Через неделю мы снова встретились с Поэтессой. Я привез гранки полос со своим вступлением. Оно было одобрено Ахматовой, и я, в сокращении, приведу его здесь.
«Что такое истинная поэзия? Люди влили немало воды в то вино, что когда-то было огненным. Высоким образцом ее является творчество Анны Ахматовой. Прошло уже более полувека, как она посвятила себя служению отечественной словесности. Русские музы избрали ее для соединительного рукопожатия классической и современной поэзии. «Прекрасное должно быть величаво», — утверждал Пушкин, а творчество Ахматовой действительно величаво в своих печалях и радостях. Человек сложной и трудной судьбы, она заслужила право на соответственно трагическое мыслеизъявление. Такое право мы отрицаем за людьми поверхностными, ибо оно у них не подкрепляется ни пережитым горем, ни глубокими страстями, ни, наконец, стихами, подобными ахматовским. Ряд этих стихов мы сегодня печатаем, и чуткий читатель поймет, что их целомудренная и гордая скорбь, родившаяся в тяжелые для страны годы, явление несравнимо высшего порядка, чем нервная раздраженность модной поэзии.
Читатель обратит внимание на блистательные переводы Ахматовой. Много тысяч лет назад люди любили, радовались и страдали столь же искренне и глубоко, как мы с вами, а может быть, сильнее и глубже. Самовластный луч поэзии, сквозя через века, соединяет человечество во времени. Золотыми пылинками в этом луче светят человеческие судьбы, запечатленные в строках, переведенных Ахматовой из древнеегипетских папирусов. Эти переводы по значению стоят в ряду высших достижений в этой области литературы.
Анна Андреевна Ахматова находится сейчас в зените творческих сил и заслуженной славы. Поэзия ее получила всемирную известность. В далекой Сицилии ей была вручена международная премия, присуждаемая ежегодно итальянцами одному иноязычному поэту. Родина Петрарки и Данте в ее лице отдала дань признательности стране Пушкина и Лермонтова. Англичане присудили ей почетное звание доктора Оксфордского университета. Мы, ее соотечественники, знаем и почитаем поэзию Ахматовой лучше и сильней, чем иностранцы. Мы воспринимаем ее как глубоко русское явление, яркий и гордый характер, смело противостоявший жизненным нсвзгодам и сохранивший веру в незыблемость добра на земле.
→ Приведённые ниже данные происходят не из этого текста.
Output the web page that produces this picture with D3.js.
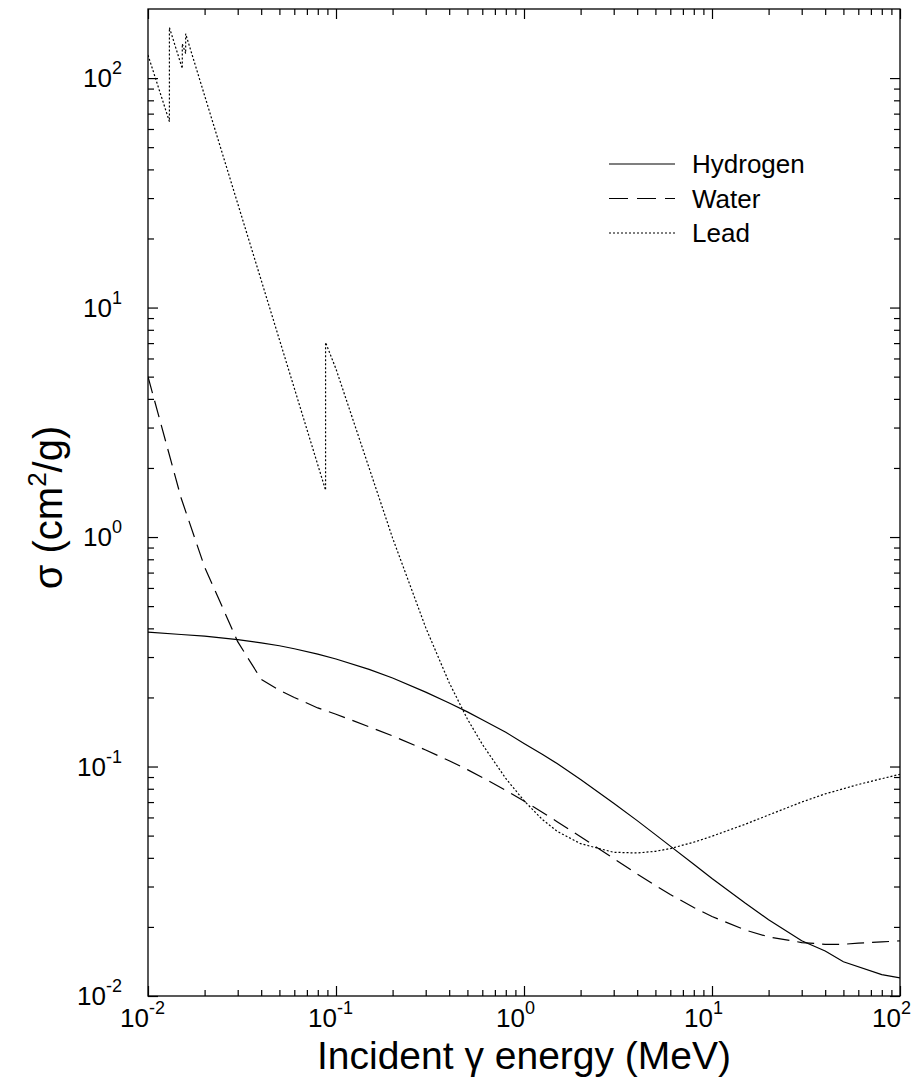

Перед вами — поэзия Анны Ахматовой».
Мои старания оказались напрасными. Подборка не увидела света. Причем не из-за каких-либо указаний и запрещений сверху, снизу или сбоку, а просто по редакционным несогласиям. Очень было досадно. И единственным напоминанием об этом несостоявшемся разговоре с читателем остались гранки полосы. Один экземпляр у Анны Андреевны, другой у меня. Да еще одно нужно добавить, самое, может быть, бесценное — царственную улыбку Ахматовой, читавшей с гранок свои стихи.
Когда Анна Андреевна возвращалась из Лондона через Париж в Москву, я встречал ее на Белорусском вокзале. «Там, где в 1913 году были саженцы, сейчас в Булонском лесу огромные деревья»,— говорила она о Париже. Я резко полюбопытствовал: «А что, тогда лучше было или хуже» — «Ни то ни другое, — ответила она, помолчав, — просто это было на другой планете».
Точкой отсчета для нее остался 1914 год, год начала первой мировой войны и переименования Петербурга в Петроград. Первое для нас сохранило значение, но второе... Однако Анне Андреевне оно казалось не менее важным, чем первое.